Prior to the sale, Mustang had confidently announced record production at its mine and strong results from its artisanal miner development programme (where the company buys gems from local miners). However, buyers attending the auction in Mauritius expressed disappointment at the poor quality of the stones.
As a result, Mustang has decided to close its sales office in Mauritius and open a sales and marketing office in Thailand.
According to the company, this is intended to generate a regular flow of cash from its bulk sampling activities in Mozambique.
The company’s managing director, Bernard Olivier, explained that “this approach will allow us to place an accurate value on our existing inventory and enable us to assess the project’s longer term economic outlook”.

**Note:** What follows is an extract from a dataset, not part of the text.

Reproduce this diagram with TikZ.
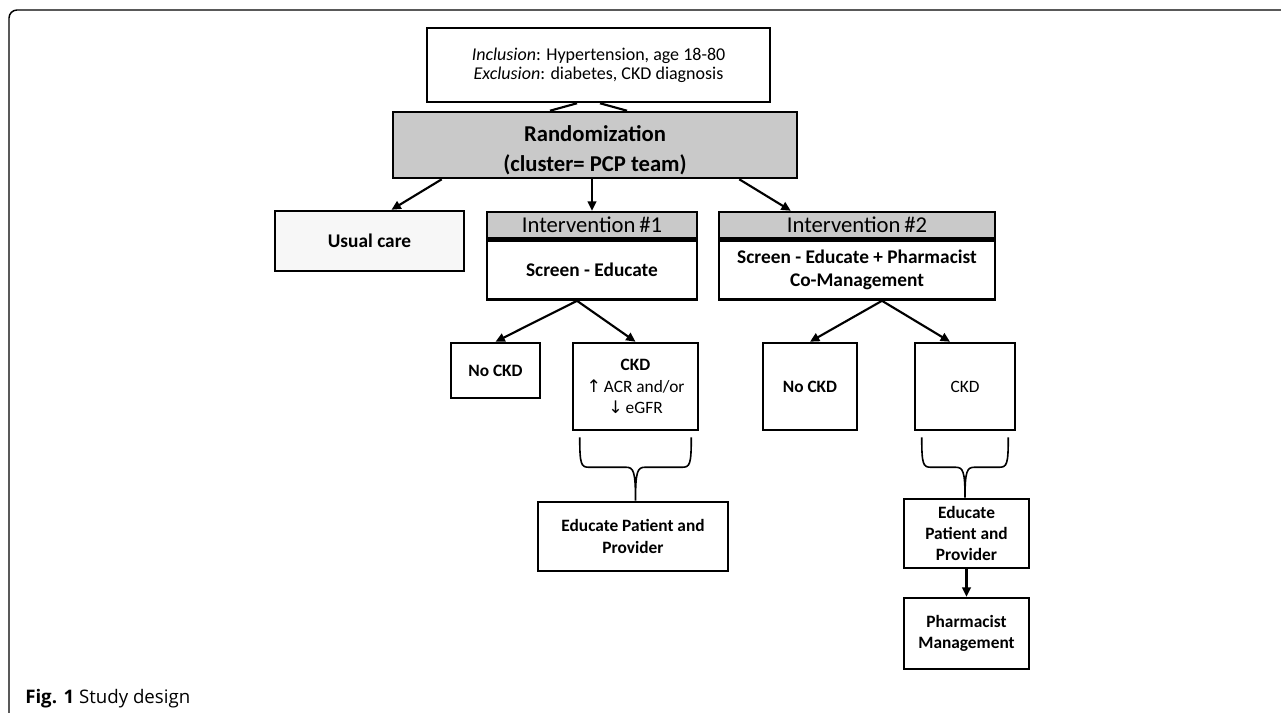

The office in Mauritius was designed to enable the company to undertake large scale auctions as are carried out by its very successful neighbours in Cabo Delgado, Gemfields. However, it is clear that the stones found by Mustang were nowhere near the quality found at Gemfield’s Montepuez Ruby Project.
Mustang’s announcement makes clear that “the new initiative is very much about right sizing the company’s business structure to fit with the group’s existing early stage smaller production”. Thus, the facility in Thailand is markedly smaller and lower cost and more in line with the company’s emphasis on project and ruby market development and research.
Mustang’s Montepuez Ruby Project consists of four licenses covering 19,300 hectares directly adjacent to the world’s largest ruby deposit, mined by Montepuez Ruby Mining Ltd, which is 75 per cent owned by Gemfields.